A cheap net for a pound or two from a discount store, some canes, and wooden clothes pegs to make the net nice and taunt. Wooden clothes pegs are the key. Plastic ones snap too quickly with sun damage.
How To Grow Gooseberries – Cuttings
A passion for gooseberries does not need to come at a high price. A very endearing characteristic of gooseberries is that they are easy to propagate from gooseberry cuttings.
The ideal time for taking gooseberry cuttings is late summer, or even just after you have eaten the last fruit from the bush. The easiest option is to look around the bush for branches that have lanced down into the soil. This is the gooseberry bush’s preferred way of spreading.

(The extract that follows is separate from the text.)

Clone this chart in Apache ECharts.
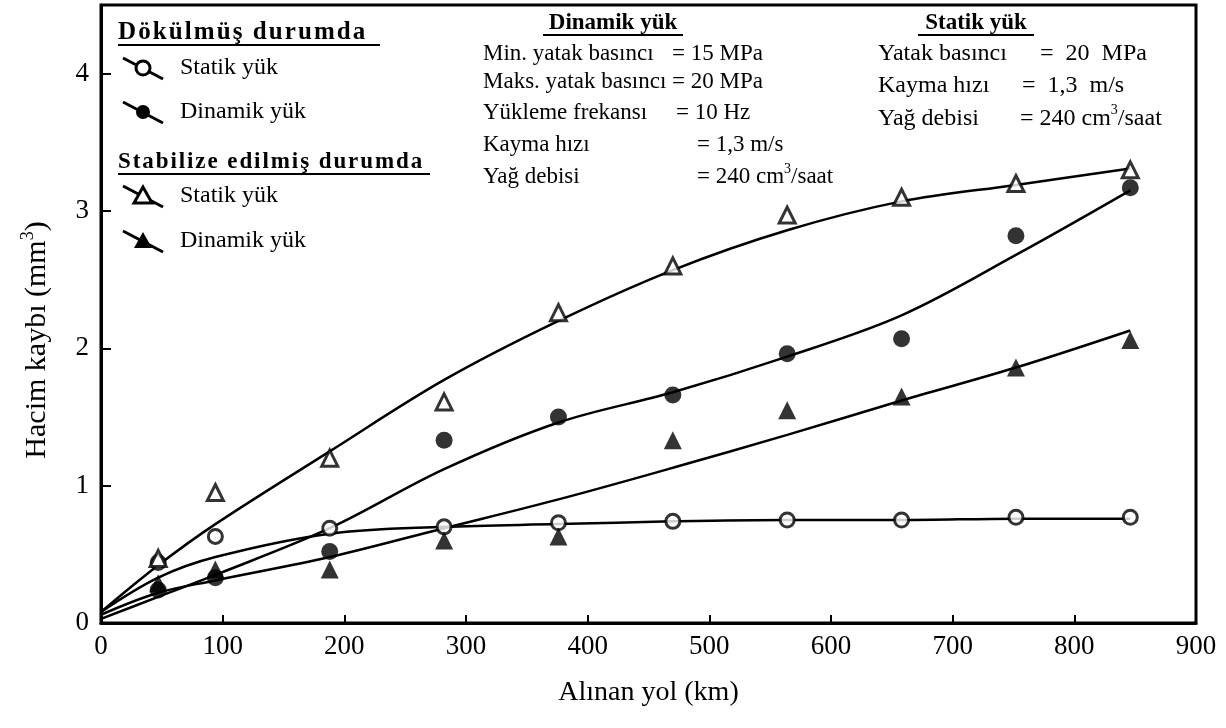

When you see this, wait for signs that the submerged branch has sunk roots – like leaf formation around the new shoot that emerges from the soil. Then snip! Put into compost like below – and wait for nature to do its work.
The nervous waiting time is through winter. Gooseberry bushes shed their leaves in autumn and you will not know that you have been totally successful until the next spring, when hopefully you will see your new gooseberry bush recover like in the picture below.
Some types of gooseberry naturally throw their branches upwards. The technique for taking a cutting needs to be slightly different for these varieties. After fruiting look for about 15cm long new branches (ones that don’t look woody). Snip about four off with secateurs, ideally just below a set of leaves, and then plunge them into wet soil.
For the next few weeks ensure that the soil never dries out – and with luck within a couple of months you will see evidence of vigour in the cuttings – before a nervous wait over winter again!
If you have a growhouse or greenhouse, my tip would be to leave them overwintering inside these to avoid the most harsh extremes of weather. This is not essential – gooseberries are hardy by nature and should survive if left outside.